As much as parents may want it to be different, Children are not excluded from a sinful world. As much as parents fight for their kids; teach or desire to walk with them. Just as the archetypal humans did, children may choose to walk away. They will choose not to listen to advice. They will choose to run too fast on a slippery floor, deceive from time to time, and be reckless with a knife, boiling water or worse. When these things happen, the pedestal shatters and the child comes crashing down.
Parenting then is not about pedestals, but about recovery, joy and improvisation! Being there to nurture, correct, create with, love and empower those entrusted by God into our care. Giving a firm “yes” and loving “no”, and allowing wisdom and mercy to inform when to give them.
God has no grandchildren; just as we are children, our children are God’s children. Therefore, parents are caretakers (Gen.2:15). We are given a great gift, and entrusted with the ‘training up a child in the way he should go; [so] even when he is old he will not depart from it’ (Proverbs 22:6). .
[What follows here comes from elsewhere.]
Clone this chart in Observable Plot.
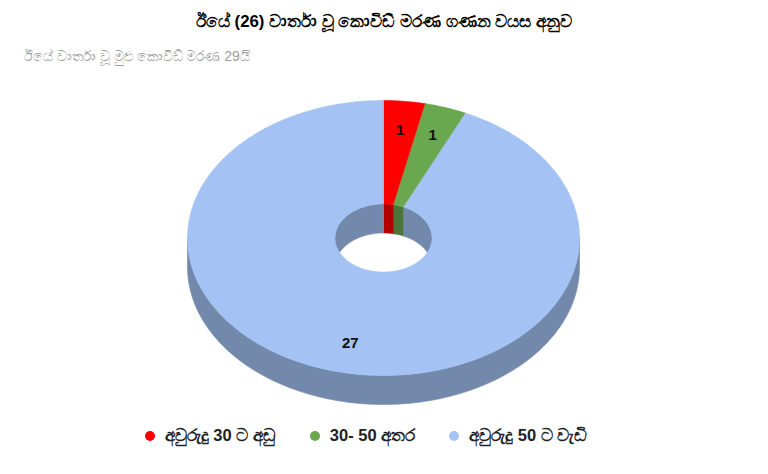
<!DOCTYPE html>
<html>
<head>
<meta charset="utf-8">
<script src="https://cdn.jsdelivr.net/npm/d3@7"></script>
<script src="https://cdn.jsdelivr.net/npm/@observablehq/plot@0.6"></script>
<style>
  html, body { margin: 0; padding: 0; background: #fff; }
  #wrap { position: relative; width: 768px; height: 474px; overflow: hidden;
          font-family: "Liberation Sans", Arial, "Noto Sans", sans-serif; }
  #wrap svg { position: absolute; left: 0; top: 0; }
  .title { position: absolute; left: 0; width: 768px; top: 12px; text-align: center;
           font-weight: bold; font-size: 16.8px; color: #000; }
  .subtitle { position: absolute; left: 24px; top: 48px; font-size: 14px; color: #9e9e9e; }
  .legend { position: absolute; left: 0; width: 732px; top: 426px; display: flex;
            justify-content: center; gap: 34px; font-size: 16.5px; font-weight: bold; color: #222; }
  .legend span.item { display: flex; align-items: center; }
  .legend i { display: inline-block; width: 10px; height: 10px; border-radius: 50%; margin-right: 10px; }
</style>
</head>
<body>
<div id="wrap">
  <div class="title">ඊයේ (26) වාර්තා වූ කොවිඩ් මරණ ගණන වයස අනුව</div>
  <div class="subtitle">ඊයේ වාර්තා වූ මුළු කොවිඩ් මරණ 29යි</div>
  <div class="legend" id="legend"></div>
</div>
<script>
// Deaths reported yesterday, by age group
const categories = ["අවුරුදු 30 ට අඩු", "30- 50 අතර", "අවුරුදු 50 ට වැඩි"];
const deaths = [1, 1, 27];
const topColors = ["#ff0000", "#6aa84f", "#a4c2f4"];
const wallColors = ["#b20000", "#4a7637", "#7289ab"];

// Ring shape (unit outer radius): hole size, vertical squash, extrusion depth
const inner = 0.2474;
const tilt = 0.7015;
const depth = 0.148;
const labelRadius = 0.787;

const slices = d3.pie().sort(null).startAngle(0).endAngle(2 * Math.PI)(deaths);

// angle is measured clockwise from 12 o'clock
const pt = (r, a, dy = 0) => ({x: r * Math.sin(a), y: r * Math.cos(a) * tilt - dy});
function arc(r, a0, a1, dy = 0) {
  const n = Math.max(2, Math.ceil(Math.abs(a1 - a0) / (Math.PI / 180)));
  return d3.range(n + 1).map(i => pt(r, a0 + (a1 - a0) * i / n, dy));
}
function clip(a0, a1, lo, hi) {
  const s = Math.max(a0, lo), e = Math.min(a1, hi);
  return s < e ? [s, e] : null;
}

const polys = [];
const add = (id, fill, pts) => pts.forEach(p => polys.push({id, fill, ...p}));

// front outer wall (lower half of the ellipse)
slices.forEach((s, i) => {
  const c = clip(s.startAngle, s.endAngle, Math.PI / 2, 3 * Math.PI / 2);
  if (c) add(`side-${i}`, wallColors[i], [...arc(1, c[0], c[1]), ...arc(1, c[1], c[0], depth)]);
});
// back inner wall seen through the hole (upper half)
slices.forEach((s, i) => {
  [[0, Math.PI / 2], [3 * Math.PI / 2, 2 * Math.PI]].forEach(([lo, hi], k) => {
    const c = clip(s.startAngle, s.endAngle, lo, hi);
    if (c) add(`hole-${i}-${k}`, wallColors[i], [...arc(inner, c[0], c[1]), ...arc(inner, c[1], c[0], depth)]);
  });
});
// top face
slices.forEach((s, i) => {
  add(`top-${i}`, topColors[i], [...arc(1, s.startAngle, s.endAngle), ...arc(inner, s.endAngle, s.startAngle)]);
});

const labels = slices.map((s, i) => {
  const m = (s.startAngle + s.endAngle) / 2;
  return {...pt(labelRadius, m), text: String(deaths[i])};
});

const cy = 237.5, rx = 196;
const chart = Plot.plot({
  width: 768,
  height: 474,
  margin: 0,
  x: {domain: [-1, 1], range: [383 - rx, 383 + rx], axis: null},
  y: {domain: [-1, 1], range: [cy + rx, cy - rx], axis: null},
  marks: [
    Plot.line(polys, {x: "x", y: "y", z: "id", fill: "fill", stroke: "fill", strokeWidth: 0.6, curve: "linear-closed"}),
    Plot.text(labels, {x: "x", y: "y", text: "text", fontSize: 15, fontWeight: "bold", fill: "#111",
                       fontFamily: "Liberation Sans, Arial, sans-serif"})
  ]
});
document.getElementById("wrap").prepend(chart);

const legend = document.getElementById("legend");
categories.forEach((c, i) => {
  const item = document.createElement("span");
  item.className = "item";
  item.innerHTML = `<i style="background:${topColors[i]}"></i>${c}`;
  legend.appendChild(item);
});
</script>
</body>
</html>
Parenting is a gift. There can be no pedestal for us or for them. There can only be protest and petition. Protest for them against the disorder of the world [ii]; prayer for them, as they walk with God against it and all that sets out to destroy them.
Ultimately, parenting is receiving what God has to teach us. Learning what God has done for us. Learning from what God does and will have us do, then doing our best to walk in that; to help pick up the pieces of our children’s poor decisions, when they make them; to pray like breathing [iii], to ‘love justice, love mercy, [and together], walk humbly with our God’ (Micah 6:8).
References & Notes:
Barth, K. 1960. Church Dogmatics III/2 Hendrickson Publishers
 ‘With the creation of woman God expected man to confirm and maintain his true humanity by the exclusion of every other possibility [of a partner].’ (Karl Barth CD. 3:1, 1958 p.294) ; ‘Every supposed humanity which is not radically and from the very first fellow-humanity is inhumanity’ (CD. 3:2, p.228)
[i] As are the terms given to this breach by Karl Barth & Dietrich Bonhoeffer
[ii] I’m adopting Karl Barth’s phrase: ‘Prayer is a revolt against the disorder of the world’ from CD Fragments IV:4
[ii] because to pray is to act. Prayer is action. Prayer is not stoic detachment.